Source code of charts:
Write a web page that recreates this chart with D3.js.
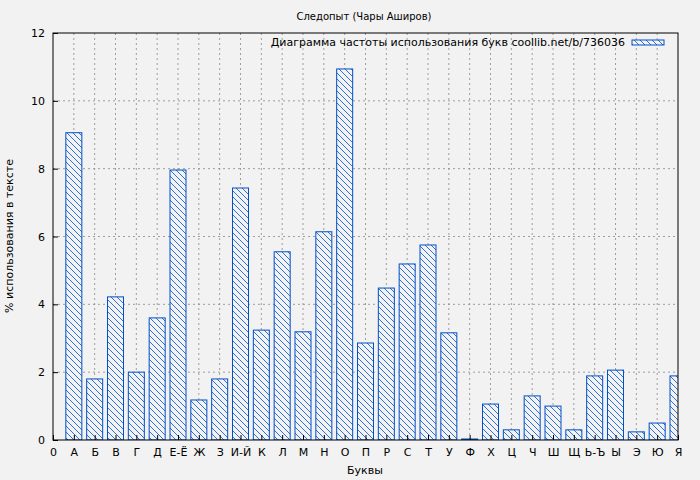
<!DOCTYPE html>
<html><head><meta charset="utf-8">
<script src="https://cdn.jsdelivr.net/npm/d3@7"></script>
<style>body{margin:0;background:#f2f2f2}text{font-family:"DejaVu Sans",sans-serif;font-size:11px;fill:#000}</style>
</head><body><svg id="c" width="700" height="480"></svg>
<script>
const tickLabels=["0","А","Б","В","Г","Д","Е-Ё","Ж","З","И-Й","К","Л","М","Н","О","П","Р","С","Т","У","Ф","Х","Ц","Ч","Ш","Щ","Ь-Ъ","Ы","Э","Ю","Я"];
const letters=tickLabels.slice(1);
const values=[9.06,1.80,4.22,2.0,3.6,7.96,1.18,1.8,7.43,3.24,5.55,3.19,6.14,10.94,2.86,4.48,5.19,5.75,3.16,0.03,1.06,0.3,1.3,1.0,0.3,1.89,2.06,0.24,0.5,1.89];
const yTicks=[0,2,4,6,8,10,12];
const svg=d3.select("#c");
const L=53,R=678,T=33,B=440;
const x=d3.scalePoint().domain(tickLabels).range([L,R]);
const y=d3.scaleLinear().domain([0,12]).range([B,T]);
svg.append("rect").attr("width",700).attr("height",480).attr("fill","#f2f2f2");
const defs=svg.append("defs");
const p=defs.append("pattern").attr("id","h").attr("patternUnits","userSpaceOnUse").attr("width",6).attr("height",6);
p.append("rect").attr("width",6).attr("height",6).attr("fill","#f2f2f2");
p.append("path").attr("d","M-1,-1L7,7M-1,5L1,7M5,-1L7,1").attr("stroke","#0050c8").attr("stroke-width",0.8);
defs.append("clipPath").attr("id","cp").append("rect").attr("x",L).attr("y",T).attr("width",R-L).attr("height",B-T);
const g=svg.append("g");
g.selectAll(".gx").data(tickLabels.slice(1,-1)).join("line").attr("x1",d=>x(d)).attr("x2",d=>x(d)).attr("y1",T).attr("y2",B).attr("stroke","#888").attr("stroke-dasharray","2,3").attr("stroke-width",0.8);
g.selectAll(".gy").data(yTicks.slice(1,-1)).join("line").attr("x1",L).attr("x2",R).attr("y1",d=>y(d)).attr("y2",d=>y(d)).attr("stroke","#888").attr("stroke-dasharray","2,3").attr("stroke-width",0.8);
const bw=16;
svg.append("g").attr("clip-path","url(#cp)").selectAll("rect").data(letters).join("rect")
 .attr("x",(d)=>x(d)-bw/2).attr("width",bw).attr("y",(d,i)=>y(values[i])).attr("height",(d,i)=>B-y(values[i]))
 .attr("fill","url(#h)").attr("stroke","#0050c8").attr("stroke-width",1);
svg.append("rect").attr("x",L).attr("y",T).attr("width",R-L).attr("height",B-T).attr("fill","none").attr("stroke","#000");
const xa=svg.append("g").attr("transform",`translate(0,${B})`).call(d3.axisBottom(x).tickSize(-5).tickPadding(8));
xa.select(".domain").remove();
const ya=svg.append("g").attr("transform",`translate(${L},0)`).call(d3.axisLeft(y).tickValues(yTicks).tickSize(-5).tickPadding(8));
ya.select(".domain").remove();
svg.selectAll(".tick text").style("font-size","11px").style("font-family","DejaVu Sans");
svg.append("text").attr("x",364).attr("y",20).attr("text-anchor","middle").style("font-size","10px").text("Следопыт (Чары Аширов)");
svg.append("text").attr("x",365).attr("y",474).attr("text-anchor","middle").text("Буквы");
svg.append("text").attr("transform","translate(13,236) rotate(-90)").attr("text-anchor","middle").text("% использования в тексте");
svg.append("text").attr("x",625).attr("y",46).attr("text-anchor","end").text("Диаграмма частоты использования букв coollib.net/b/736036");
svg.append("rect").attr("x",632).attr("y",40).attr("width",32).attr("height",5).attr("fill","url(#h)").attr("stroke","#0050c8");
</script></body></html>
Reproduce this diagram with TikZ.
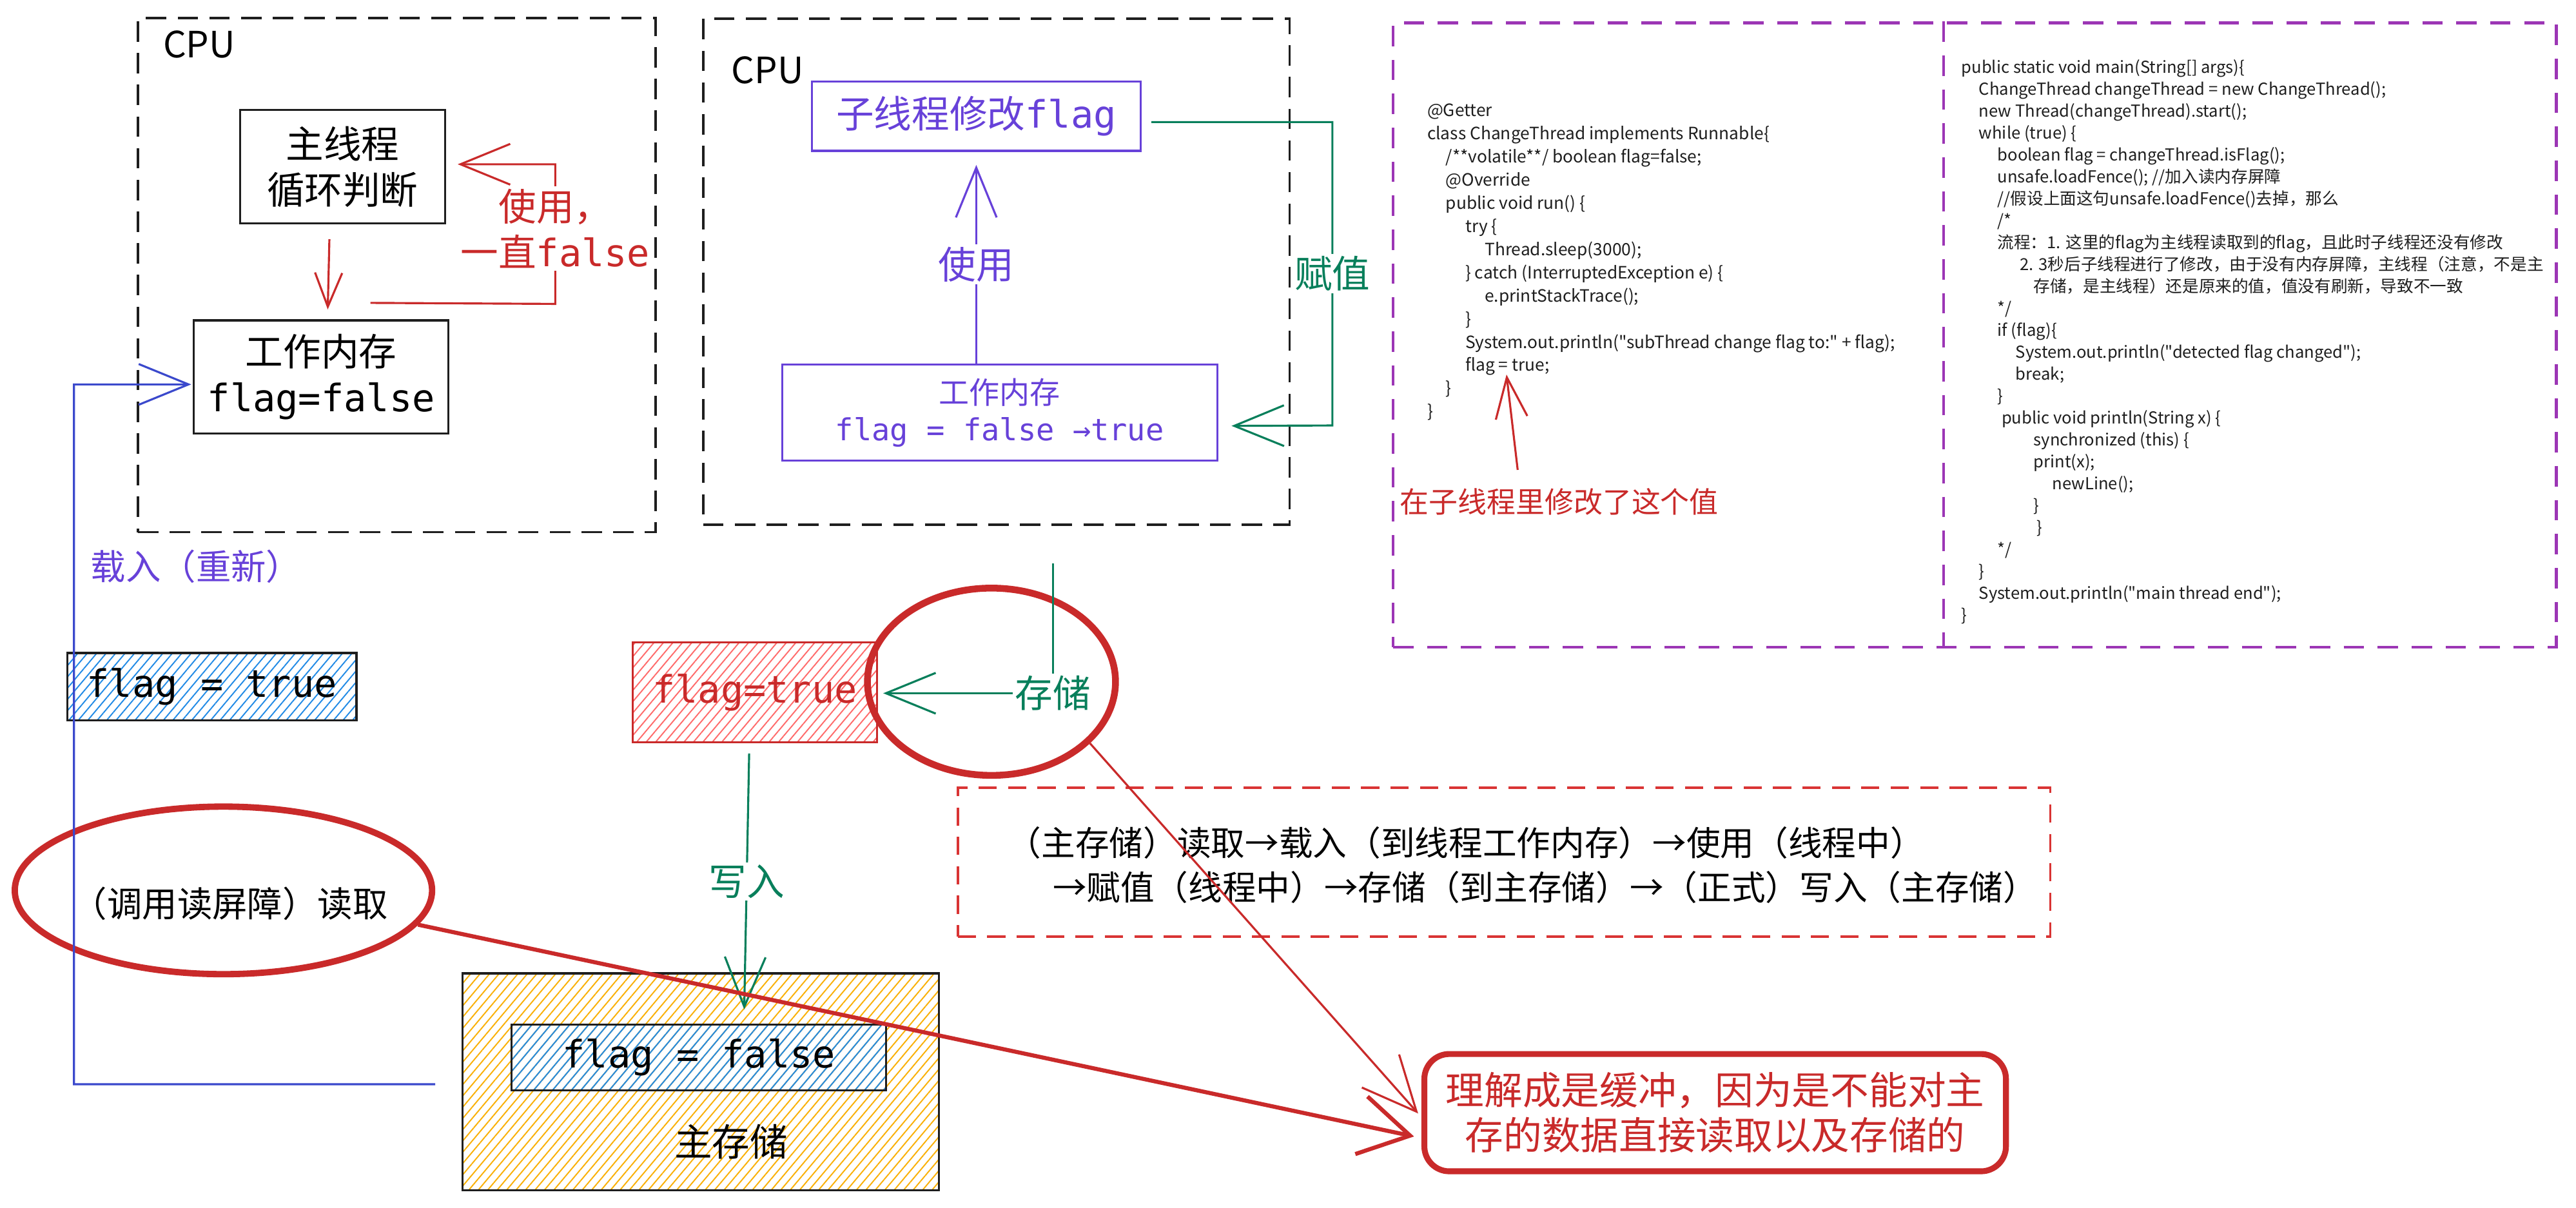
\documentclass[tikz,border=0pt]{standalone}
\usepackage{fontspec}
\setmainfont{Noto Sans CJK SC}
\setmonofont{DejaVu Sans Mono}
\newfontfamily\codefont{Noto Sans CJK SC}[Ligatures=TeXOff]
\usepackage{xcolor}
\usepackage{tikz}
\usetikzlibrary{arrows.meta,positioning,shapes.geometric,patterns.meta}

\newdimen\pxu
\pxu=0.02551cm
\newcommand{\codeInd}[1]{\hspace*{#1\pxu}}

\definecolor{inkBlack}{HTML}{1E1E1E}
\definecolor{inkRed}{HTML}{C92A2A}
\definecolor{hatchRed}{HTML}{FF6B6B}
\definecolor{inkBlue}{HTML}{3B49CC}
\definecolor{hatchBlue}{HTML}{228BE6}
\definecolor{inkViolet}{HTML}{6741D9}
\definecolor{inkGreen}{HTML}{087F5B}
\definecolor{hatchOrange}{HTML}{FAB005}
\definecolor{inkGrape}{HTML}{9C36B5}
\definecolor{flowRed}{HTML}{D93434}

\tikzset{
    cpuFrame/.style={
        draw=inkBlack,
        line width=1pt,
        dash pattern=on 9pt off 5pt,
        inner sep=0pt
    },
    cpuName/.style={
        inner sep=0pt,
        anchor=base west,
        font=\fontsize{16}{19}\selectfont
    },
    sketchBox/.style={
        draw=inkBlack,
        line width=0.9pt,
        align=center,
        inner sep=0pt,
        font=\fontsize{16.7}{20.3}\selectfont
    },
    violetBox/.style={
        sketchBox,
        draw=inkViolet,
        text=inkViolet
    },
    hatchBox/.style={
        sketchBox,
        pattern={Lines[angle=50,distance=3.2pt,line width=0.55pt]}
    },
    ringMark/.style={
        ellipse,
        draw=inkRed,
        line width=3pt,
        inner sep=0pt
    },
    plainText/.style={
        inner sep=0pt,
        align=center,
        font=\fontsize{16.7}{20.3}\selectfont
    },
    codeText/.style={
        inner sep=0pt,
        align=left,
        anchor=north west,
        text=inkBlack,
        font=\codefont\fontsize{7.5}{10.23}\selectfont
    },
    edgeLabel/.style={
        fill=white,
        inner sep=1pt,
        align=center,
        font=\fontsize{16.7}{20.3}\selectfont
    },
    sketchArrow/.style={
        -{Straight Barb[length=22pt,width=18pt]},
        line width=0.9pt
    },
    redArrow/.style={sketchArrow, draw=inkRed},
    blueArrow/.style={sketchArrow, draw=inkBlue},
    violetArrow/.style={sketchArrow, draw=inkViolet},
    greenArrow/.style={sketchArrow, draw=inkGreen}
}

\begin{document}
\begin{tikzpicture}[x=0.02551cm, y=-0.02551cm]
    \useasboundingbox[fill=white] (0,0) rectangle (1568,735.3);

    \node[cpuFrame, minimum width=315*\pxu, minimum height=313*\pxu] (cpuA) at (241.5,167.5) {};
    \node[cpuName] (cpuAName) at (99,35) {CPU};
    \node[sketchBox, minimum width=125*\pxu, minimum height=69*\pxu] (mainLoop) at (208.5,101.5) {主线程\\循环判断};
    \node[sketchBox, minimum width=155*\pxu, minimum height=69*\pxu] (workA) at (195.5,229.5) {工作内存\\\texttt{flag=false}};
    \coordinate (useBend) at (338,185);

    \draw[redArrow, -{Straight Barb[length=15pt,width=12pt]}] ([shift={(-8,9)}]mainLoop.south) -- ([shift={(4,-6)}]workA.north);
    \draw[redArrow] ([shift={(30,-10)}]workA.north) -- (useBend) |- node[pos=0.27, edgeLabel, text=inkRed] {使用，\\一直\texttt{false}} ([shift={(7,-1.5)}]mainLoop.east);

    \node[cpuFrame, minimum width=357*\pxu, minimum height=308*\pxu] (cpuB) at (606.5,165.4) {};
    \node[cpuName] (cpuBName) at (445,51) {CPU};
    \node[violetBox, minimum width=200*\pxu, minimum height=42*\pxu] (subWrite) at (594.25,70.8) {子线程修改\texttt{flag}};
    \node[violetBox, minimum width=265*\pxu, minimum height=58.5*\pxu, font=\fontsize{13.4}{16.4}\selectfont] (workB) at (608.5,251.25) {工作内存\\\texttt{flag = false →true}};
    \coordinate (assignBend) at (811,259);

    \draw[violetArrow] (subWrite.south |- workB.north) -- node[edgeLabel, text=inkViolet] {使用} ([shift={(0,8)}]subWrite.south);
    \draw[greenArrow] ([shift={(6,3.5)}]subWrite.east) -| node[pos=0.75, edgeLabel, text=inkGreen] {赋值} (assignBend) -- ([shift={(8,8)}]workB.east);

    \node[cpuFrame, draw=inkGrape, line width=1.3pt, dash pattern=on 9pt off 6pt, minimum width=708*\pxu, minimum height=380*\pxu] (codeFrame) at (1202,204) {};
    \draw[inkGrape, line width=1.3pt, dash pattern=on 9pt off 6pt] ([shift={(-19,0)}]codeFrame.north) -- ([shift={(-19,0)}]codeFrame.south);
    \node[codeText] (codeLeft) at (868.5,63) {@Getter\\
class ChangeThread implements Runnable\{\\
\codeInd{11.3}/**volatile**/ boolean flag=false;\\
\codeInd{11.3}@Override\\
\codeInd{11.3}public void run() \{\\
\codeInd{23.2}try \{\\
\codeInd{35}Thread.sleep(3000);\\
\codeInd{23.2}\} catch (InterruptedException e) \{\\
\codeInd{35}e.printStackTrace();\\
\codeInd{23.2}\}\\
\codeInd{23.2}System.out.println("subThread change flag to:" + flag);\\
\codeInd{23.2}flag = true;\\
\codeInd{11.3}\}\\
\}};
    \node[codeText, font=\codefont\fontsize{7.3}{9.69}\selectfont] (codeRight) at (1193.6,36) {public static void main(String{[]} args)\{\\
\codeInd{10.7}ChangeThread changeThread = new ChangeThread();\\
\codeInd{10.7}new Thread(changeThread).start();\\
\codeInd{10.7}while (true) \{\\
\codeInd{22}boolean flag = changeThread.isFlag();\\
\codeInd{22}unsafe.loadFence(); //加入读内存屏障\\
\codeInd{22}//假设上面这句unsafe.loadFence()去掉，那么\\
\codeInd{22}/*\\
\codeInd{22}流程：1. 这里的flag为主线程读取到的flag，且此时子线程还没有修改\\
\codeInd{35.7}2. 3秒后子线程进行了修改，由于没有内存屏障，主线程（注意，不是主\\
\codeInd{44}存储，是主线程）还是原来的值，值没有刷新，导致不一致\\
\codeInd{22}*/\\
\codeInd{22}if (flag)\{\\
\codeInd{33.1}System.out.println("detected flag changed");\\
\codeInd{33.1}break;\\
\codeInd{22}\}\\
\codeInd{24.5}public void println(String x) \{\\
\codeInd{44}synchronized (this) \{\\
\codeInd{44}print(x);\\
\codeInd{55.4}newLine();\\
\codeInd{44}\}\\
\codeInd{46}\}\\
\codeInd{22}*/\\
\codeInd{10.7}\}\\
\codeInd{10.7}System.out.println("main thread end");\\
\}};
    \node[plainText, anchor=west, text=inkRed, font=\fontsize{12.8}{15}\selectfont] (note) at (851.8,305.5) {在子线程里修改了这个值};
    \coordinate (eqMark) at (917,228);
    \draw[redArrow, -{Straight Barb[length=18pt,width=14pt]}] ([shift={(72,-11)}]note.north west) -- (eqMark);

    \node[hatchBox, pattern color=hatchBlue, minimum width=176*\pxu, minimum height=41*\pxu] (flagNew) at (129,418) {\ttfamily flag = true};
    \coordinate (loadBend) at (45,234);

    \node[hatchBox, draw=inkRed, text=inkRed, pattern color=hatchRed, minimum width=149*\pxu, minimum height=61*\pxu] (flagDirty) at (459.5,421.5) {\ttfamily flag=true};
    \node[ringMark, minimum width=151*\pxu, minimum height=114*\pxu] (storeRing) at (603.5,415) {};
    \coordinate (storeTop) at (641,343);

    \node[hatchBox, pattern color=hatchOrange, minimum width=290*\pxu, minimum height=132*\pxu] (mainMem) at (426.5,658.5) {};
    \node[hatchBox, pattern color=hatchBlue, minimum width=228*\pxu, minimum height=40*\pxu] (flagFalse) at (425.5,643.6) {\ttfamily flag = false};
    \node[plainText] (mainMemName) at (445,695) {主存储};

    \node[ringMark, line width=2.8pt, minimum width=254*\pxu, minimum height=102*\pxu] (readRing) at (136,542) {};
    \node[plainText, font=\fontsize{15.5}{18}\selectfont] (readText) at ([shift={(4,8)}]readRing.center) {（调用读屏障）读取};

    \node[cpuFrame, draw=flowRed, line width=1.1pt, dash pattern=on 8pt off 5pt, minimum width=665*\pxu, minimum height=90.6*\pxu] (flowBox) at (915.5,524.7) {};
    \node[plainText, anchor=west, align=left, font=\fontsize{15}{19.6}\selectfont] (flowSteps) at (613,526.5) {（主存储）读取→载入（到线程工作内存）→使用（线程中）\\\codeInd{27.5}→赋值（线程中）→存储（到主存储）→（正式）写入（主存储）};

    \node[sketchBox, draw=inkRed, text=inkRed, line width=2.6pt, rounded corners=11pt, minimum width=354*\pxu, minimum height=71.4*\pxu, font=\fontsize{17}{20}\selectfont] (bufferNote) at (1044,677.3) {理解成是缓冲，因为是不能对主\\存的数据直接读取以及存储的};

    \draw[blueArrow] ([shift={(-16,1.5)}]mainMem.west) -| node[pos=0.87, right=7pt, inner sep=0pt, text=inkViolet, font=\fontsize{15.5}{18}\selectfont] {载入（重新）} (loadBend) -- ([shift={(-1,4.5)}]workA.west);
    \draw[greenArrow] (storeTop) |- node[pos=0.5, edgeLabel, text=inkGreen] {存储} ([shift={(3,0.5)}]flagDirty.east);
    \draw[greenArrow] ([shift={(-3.5,6)}]flagDirty.south) -- node[edgeLabel, text=inkGreen] {写入} ([shift={(27.5,-8.5)}]flagFalse.north);
    \draw[redArrow, line width=1.8pt, -{Straight Barb[length=22pt,width=26pt]}] (readRing.-10) -- ([shift={(-4.5,14.5)}]bufferNote.west);
    \draw[redArrow, -{Straight Barb[length=24pt,width=22pt]}] (storeRing.-32) -- ([shift={(-2,0.5)}]bufferNote.west);
\end{tikzpicture}
\end{document}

Problem requirements
The lines above form a set of records; determine how many of them contain the string "this" and give that number alone.

Answer below
3